# which fridge brand has lowest repair rate?



## IDIMyself (Apr 9, 2012)

I have a 2 yo Frigidaire that is not repairable...

I want something that will last... any suggestions?

thanks.


----------



## joecaption (Nov 30, 2011)

Have you contacted Fridiaire about this problum?
I've delt with them before and they went above and behind to keep me as a customer.


----------



## hardwareman (Oct 9, 2010)

what does not repairable mean? Too expensive or repair person just does not want to mess with it?


----------



## IDIMyself (Apr 9, 2012)

the guy told me they don't make the parts to repair it and it's not worth it to fix. I will call Frigidaire... someone else told me they would try to help.

thanks!


----------



## sixeightten (Feb 10, 2009)

I have a Frigidaire that is 19 years old and has never been serviced.


----------



## hardwareman (Oct 9, 2010)

IDIMyself said:


> the guy told me they don't make the parts to repair it and it's not worth it to fix. I will call Frigidaire... someone else told me they would try to help.
> 
> thanks!


 I would have to say that is pure bs. What is wrong with it?


----------



## hardwareman (Oct 9, 2010)

is this the same refrig you referred to in another thread?


----------



## IDIMyself (Apr 9, 2012)

Yes, I called Frigidaire and they don't make parts for this fridge... it's a throwaway. 

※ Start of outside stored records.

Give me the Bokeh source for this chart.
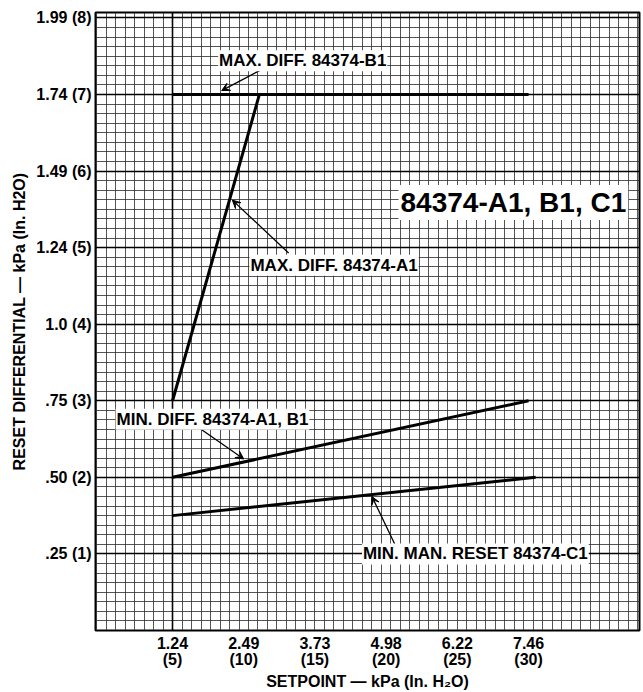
import numpy as np
from bokeh.plotting import figure
from bokeh.models import (FixedTicker, Grid, Label, Arrow, VeeHead, Range1d)
from bokeh.embed import file_html
from bokeh.resources import INLINE

# ---- data (inches H2O) ----
x_ticks = [5, 10, 15, 20, 25, 30]
x_tick_labels = ["1.24\n(5)", "2.49\n(10)", "3.73\n(15)", "4.98\n(20)", "6.22\n(25)", "7.46\n(30)"]
y_ticks = [1, 2, 3, 4, 5, 6, 7, 8]
y_tick_labels = [".25 (1)", ".50 (2)", ".75 (3)", "1.0 (4)", "1.24 (5)", "1.49 (6)", "1.74 (7)", "1.99 (8)"]

max_b1_x = [5, 30]
max_b1_y = [7, 7]
max_a1_x = [5, 11.1]
max_a1_y = [3, 7]
min_a1b1_x = [5, 30]
min_a1b1_y = [2, 3]
min_c1_x = [5, 30.5]
min_c1_y = [1.5, 2]

# annotations: text, label anchor (x, y), arrow tail (x, y), arrow tip (x, y)
ann_texts = ["MAX. DIFF. 84374-B1", "MAX. DIFF. 84374-A1", "MIN. DIFF. 84374-A1, B1", "MIN. MAN. RESET 84374-C1"]
ann_label_xy = [(8.2, 7.44), (10.4, 4.77), (1.0, 2.76), (18.3, 1.0)]
ann_tail_xy = [(11.3, 7.33), (13.15, 4.93), (6.9, 2.64), (20.6, 1.13)]
ann_tip_xy = [(8.45, 7.05), (9.2, 5.62), (10.0, 2.24), (19.0, 1.75)]
title_text = "84374-A1, B1, C1"
title_xy = (20.87, 5.59)

FONT = "Liberation Sans"

p = figure(width=641, height=692, output_backend="svg", toolbar_location=None,
           x_range=Range1d(-0.41, 37.79), y_range=Range1d(0, 8.07),
           min_border_left=95, min_border_right=2, min_border_top=12, min_border_bottom=60,
           background_fill_color="white", border_fill_color="white")
p.outline_line_color = "black"
p.outline_line_width = 2

# grid (graph paper)
p.xgrid.ticker = FixedTicker(ticks=list(5 + np.arange(-8, 50) * (2.0 / 3.0)))
p.ygrid.ticker = FixedTicker(ticks=list(np.arange(0, 65) / 8.0))
for g in (p.xgrid, p.ygrid):
    g.grid_line_color = "#2a2a2a"
    g.grid_line_alpha = 0.8
    g.grid_line_width = 1
p.add_layout(Grid(dimension=1, ticker=FixedTicker(ticks=y_ticks), grid_line_color="black", grid_line_width=1.6))
p.add_layout(Grid(dimension=0, ticker=FixedTicker(ticks=[5]), grid_line_color="black", grid_line_width=1.6))

# axes
p.xaxis.ticker = FixedTicker(ticks=x_ticks)
p.xaxis.major_label_overrides = dict(zip(x_ticks, x_tick_labels))
p.yaxis.ticker = FixedTicker(ticks=y_ticks)
p.yaxis.major_label_overrides = dict(zip(y_ticks, y_tick_labels))
for ax in (p.xaxis, p.yaxis):
    ax.axis_line_color = None
    ax.major_tick_line_color = None
    ax.minor_tick_line_color = None
    ax.major_tick_out = 0
    ax.major_tick_in = 0
    ax.minor_tick_out = 0
    ax.minor_tick_in = 0
    ax.major_label_text_font = FONT
    ax.major_label_text_font_style = "bold"
    ax.major_label_text_font_size = "16px"
    ax.major_label_text_color = "black"
    ax.axis_label_text_font = FONT
    ax.axis_label_text_font_style = "bold"
    ax.axis_label_text_font_size = "16px"
    ax.axis_label_text_color = "black"
p.xaxis.major_label_text_line_height = 0.95
p.xaxis.major_label_standoff = 4
p.yaxis.major_label_standoff = 4
p.xaxis.axis_label = "SETPOINT \u2014 kPa (In. H\u2082O)"
p.yaxis.axis_label = "RESET DIFFERENTIAL \u2014 kPa (In. H2O)"
p.xaxis.axis_label_standoff = 2
p.yaxis.axis_label_standoff = 5

# curves
for xs, ys in ((max_b1_x, max_b1_y), (max_a1_x, max_a1_y), (min_a1b1_x, min_a1b1_y), (min_c1_x, min_c1_y)):
    p.line(xs, ys, line_color="black", line_width=3)

# annotations
for t, (lx, ly), (tx, ty), (hx, hy) in zip(ann_texts, ann_label_xy, ann_tail_xy, ann_tip_xy):
    p.add_layout(Arrow(x_start=tx, y_start=ty, x_end=hx, y_end=hy, line_color="black", line_width=1.3,
                       end=VeeHead(size=8, fill_color="black", line_color="black")))
    p.add_layout(Label(x=lx, y=ly, text=t, text_font=FONT, text_font_style="bold", text_font_size="17px",
                       text_baseline="middle", text_align="left", text_color="black",
                       background_fill_color="white", padding=1))

p.add_layout(Label(x=title_xy[0], y=title_xy[1], text=title_text, text_font=FONT, text_font_style="bold",
                   text_font_size="28px", text_baseline="middle", text_align="left", text_color="black",
                   background_fill_color="white", padding=2))

open("out.html", "w").write(file_html(p, INLINE))
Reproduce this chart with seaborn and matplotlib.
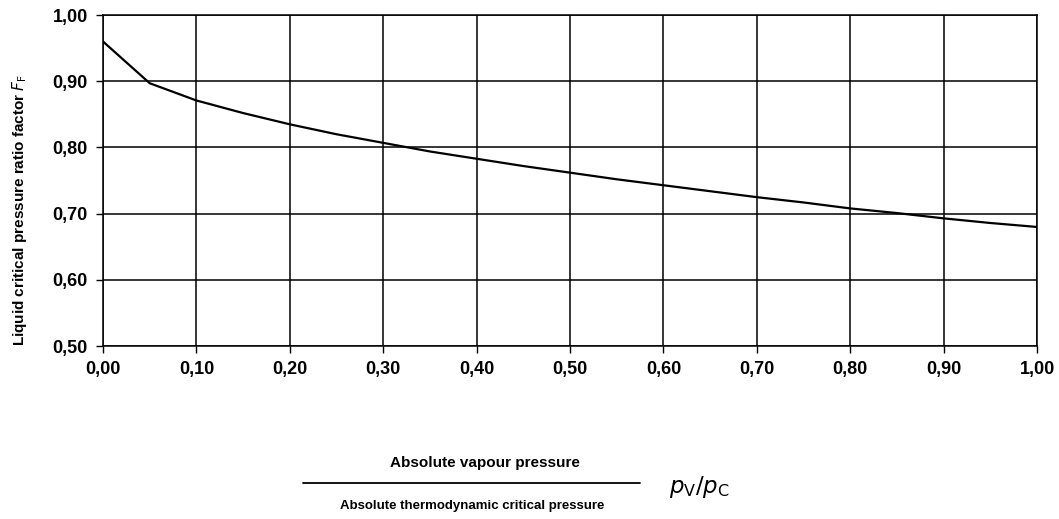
import numpy as np
import pandas as pd
import matplotlib
matplotlib.use("Agg")
import matplotlib.pyplot as plt
import seaborn as sns

# values
pv_pc = [0.00, 0.05, 0.10, 0.15, 0.20, 0.25, 0.30, 0.35, 0.40, 0.45, 0.50,
         0.55, 0.60, 0.65, 0.70, 0.75, 0.80, 0.85, 0.90, 0.95, 1.00]
ff = [0.960, 0.897, 0.871, 0.852, 0.835, 0.820, 0.807, 0.794, 0.783, 0.772, 0.762,
      0.752, 0.743, 0.734, 0.725, 0.717, 0.708, 0.701, 0.693, 0.686, 0.680]
x_ticks = [0.0, 0.1, 0.2, 0.3, 0.4, 0.5, 0.6, 0.7, 0.8, 0.9, 1.0]
y_ticks = [0.5, 0.6, 0.7, 0.8, 0.9, 1.0]

df = pd.DataFrame({'pv_pc': pv_pc, 'FF': ff})

sns.set_style("white")
plt.rcParams['font.family'] = ['Liberation Sans', 'DejaVu Sans']
plt.rcParams['text.color'] = 'black'
plt.rcParams['xtick.color'] = 'black'
plt.rcParams['ytick.color'] = 'black'
plt.rcParams['axes.labelcolor'] = 'black'

fig = plt.figure(figsize=(10.59, 5.19), dpi=100)
ax = fig.add_axes([0.0973, 0.333, 0.882, 0.638])

sns.lineplot(data=df, x='pv_pc', y='FF', color='black', linewidth=1.6, ax=ax)

ax.set_xlim(0, 1)
ax.set_ylim(0.5, 1.0)
ax.set_xticks(x_ticks)
ax.set_yticks(y_ticks)
ax.set_xticklabels([f"{v:.2f}".replace('.', ',') for v in x_ticks], fontsize=13, fontweight='bold')
ax.set_yticklabels([f"{v:.2f}".replace('.', ',') for v in y_ticks], fontsize=13, fontweight='bold')
ax.tick_params(axis='both', direction='out', length=5, width=1, pad=6,
               bottom=True, left=True)
ax.grid(True, color='black', linewidth=1.1)
for s in ax.spines.values():
    s.set_color('black')
    s.set_linewidth(1.1)
ax.set_xlabel('')
ax.set_ylabel(r'Liquid critical pressure ratio factor $F_\mathrm{F}$', fontsize=11,
              fontweight='bold')
ax.yaxis.set_label_coords(-0.079, 0.41)

# fraction-style x label
fig.text(0.458, 0.108, 'Absolute vapour pressure', ha='center', va='center',
         fontsize=11, fontweight='bold')
fig.add_artist(plt.Line2D([0.286, 0.604], [0.069, 0.069], color='black', linewidth=1.3))
fig.text(0.446, 0.026, 'Absolute thermodynamic critical pressure', ha='center', va='center',
         fontsize=9.5, fontweight='bold')
fig.text(0.632, 0.062, r'$p_\mathrm{V}/p_\mathrm{C}$', ha='left', va='center', fontsize=16.5)

fig.savefig('out.png', dpi=100)
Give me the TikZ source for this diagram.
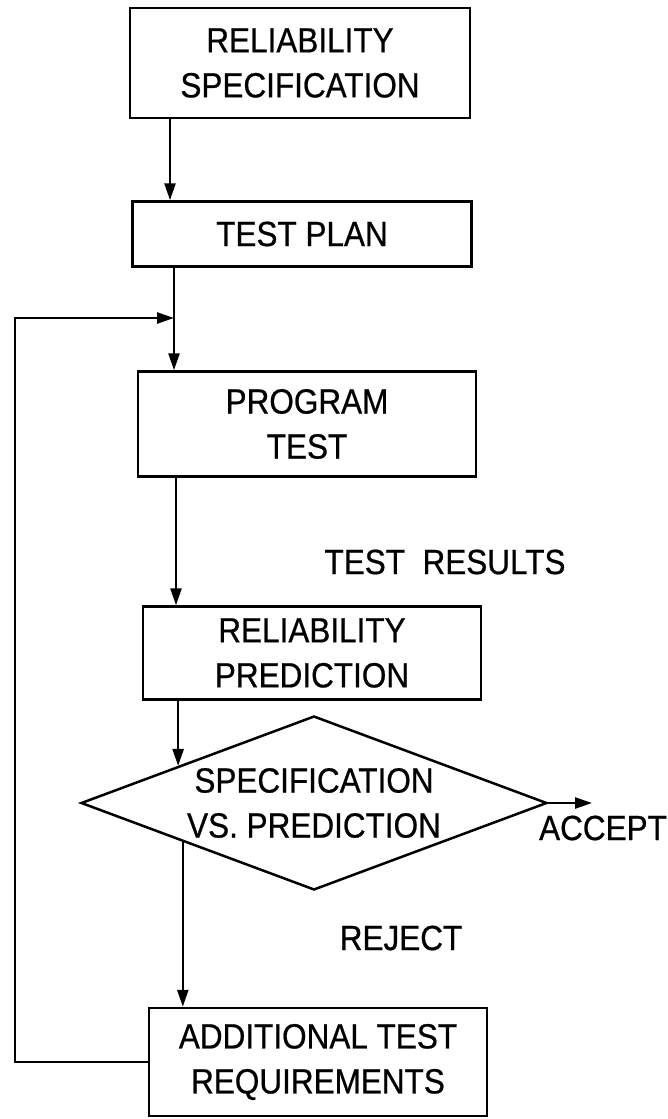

I went to the library and looked up consumer reports which I don't put all my faith in and they had Kenmore, GE and Hotpoint as well as Frigidaire at the top of their list for low repair rates.


----------



## chrisn (Dec 23, 2007)

IDIMyself said:


> Yes, I called Frigidaire and they don't make parts for this fridge... it's a throwaway.
> 
> I went to the library and looked up consumer reports which I don't put all my faith in and they had Kenmore, GE and Hotpoint as well as Frigidaire at the top of their list for low repair rates.


 
wasted trip to the library:whistling2:


----------



## JasperST (Sep 7, 2012)

Sounds like you just want a new frig (not that there's anything wrong with that). FYI, Kenmore is made by LG and they do have a pretty good track record, at least as of a few years ago when I researched and bought mine. The branding these days doesn't mean what it used to, many companies are just slapping their labels on.


----------



## IDIMyself (Apr 9, 2012)

I know what you mean about brands... thanks for the info...


----------



## awd (Sep 4, 2012)

Right now I would say LG is most dependable... and if you do your research you can save aby 10% going to Sears and get a Kenmore(Rebadged LG)....

Check out home depot for fridge too, they have very good deal on extended warranty!


----------